A tightrope walk for govt

A tightrope walk for govt

BJP goes all out to keep its flock together; KJP wooing fence-sitters

A tightrope walk for govt

With the Jagadish Shettar government being reduced to a razor-thin majority after the resignation of 12 MLAs loyal to KJP leader B S Yeddyurappa, the BJP has been keeping its fingers crossed on the survival of its government.

However, no BJP MLA resigned on Wednesday.

Faced with the situation wherein resignation of just three more MLAs is enough to bring down the government, the BJP, on Wednesday, began working overdrive to retain its present stock ahead of the crucial budget session of the Legislature which is commencing on February 4. Chief Minister Jagadish Shettar and his deputy K S Eshwarappa are learnt to have been personally calling up each party MLA as part of their strategy to boost confidence among the legislators to remain in the party.

A senior leader is said to be in contact with the five independents, who were once ministers in the government, seeking their support in case the government has to prove its majority on the floor of the Assembly.

The BJP top brass including Shettar, Eshwarappa, Ananth Kumar, D V Sadananda Gowda, ministers V Somanna and Govinda Karjol held a meeting Wednesday morning and took stock of the political situation.
The KJP, on its part, has maintained a queer silence, without creating any fresh noise about MLAs’ resignations.

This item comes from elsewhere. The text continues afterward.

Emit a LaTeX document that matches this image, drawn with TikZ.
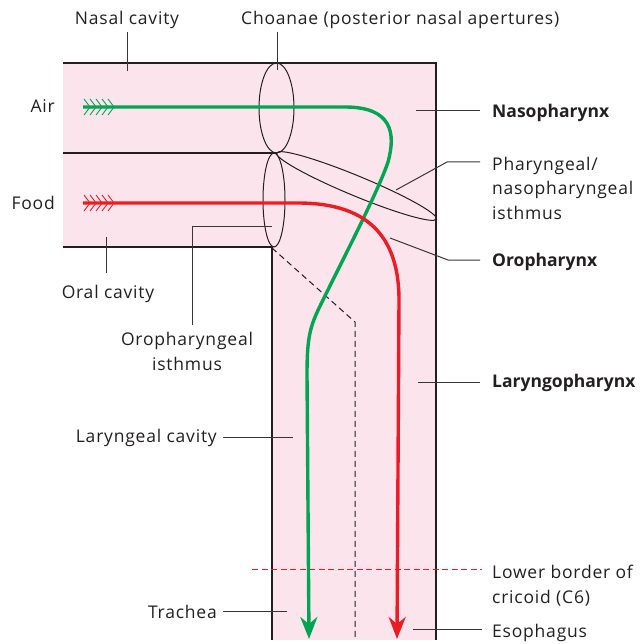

However, party sources said, the KJP is preparing to give a shock to the ruling party by making more MLAs resign in the coming days. The KJP has resumed talks with seven to eight MLAs and ministers, including C C Patil, Chandrakanth Bellad, Srishailappa Bidarur, Kadur Vishwanath, Murugesh Nirani and Revu Naik Belamagi.

A previous attempt by Yeddyurappa to make these legislators resign had failed.  Sources in the KJP said Yeddyurappa had asked his party leaders not to disclose information on the resignation of any more MLAs. It is said that his loyalists may fling a surprise and may even make the MLAs resign by going to Madikeri, the home town of Speaker K G Bopaiah. The party, therefore, did not press the Speaker to accept the resignation of Nagathana MLA Vittal Katakadonda on Wednesday. Tarikere MLA D S Suresh, another Yeddyurappa loyalist, who was to return to Bangalore on Wednesday from Shirdi to submit his resignation letter, has continued his pilgrimage.

Bopaiah, who is in Madikeri, is expected to return on Sunday. The BJP is also worried about the opposition Congress’ moves. Many of its MLAs, including minister Anand Asnotikar, are planning to join the Congress and contest the next Assembly polls as Congress candidates. If the Congress is willing, it can make these MLAs resign, creating more problems for the Shettar government.

Speaking to reporters, Shettar said he would present the State budget as scheduled on February 8. “I do not
expect any more resignations. If the Governor wants, I am ready to prove the majority,” he added.
On the delayed acceptance of resignation letters of 12 MLAs by the Speaker, he said the Speaker was not under any pressure from the government.


* Total number of seats in the Assembly: 225
* Present strength of the Assembly: 211
* Number required for majority: 106
* Govt strength: 108 (BJP: 105+1 ind+1 nominated+1 Speaker*)
* Independents: 6 (including Sriramulu of BSR congress)
* Congress: 71
* JD(S): 26

(*Speaker can vote only in case of a tie)

Cong strategy mysterious: KSE

K S Eshwarappa, State BJP president and deputy chief minister said none could hazard a guess as to who and how many would quit the BJP because ‘no one knows what is the strategy of the Congress’. The Congress, through Yeddyurappa, has already made 12 BJP MLAs quit.

“We are of the view that no one else will quit. We are also confident that the budget will be presented as
scheduled on February 8. Our party MLAs who are politically ambitious will not go to the KJP. But we can’t be sure who will be lured by the KJP to quit,” he said, while interacting with reporters.

Asked whether the chief minister would move a confidence motion, Eshwarappa said, “Why should he? If the
Opposition parties want to move a no confidence motion, then it is a different thing.”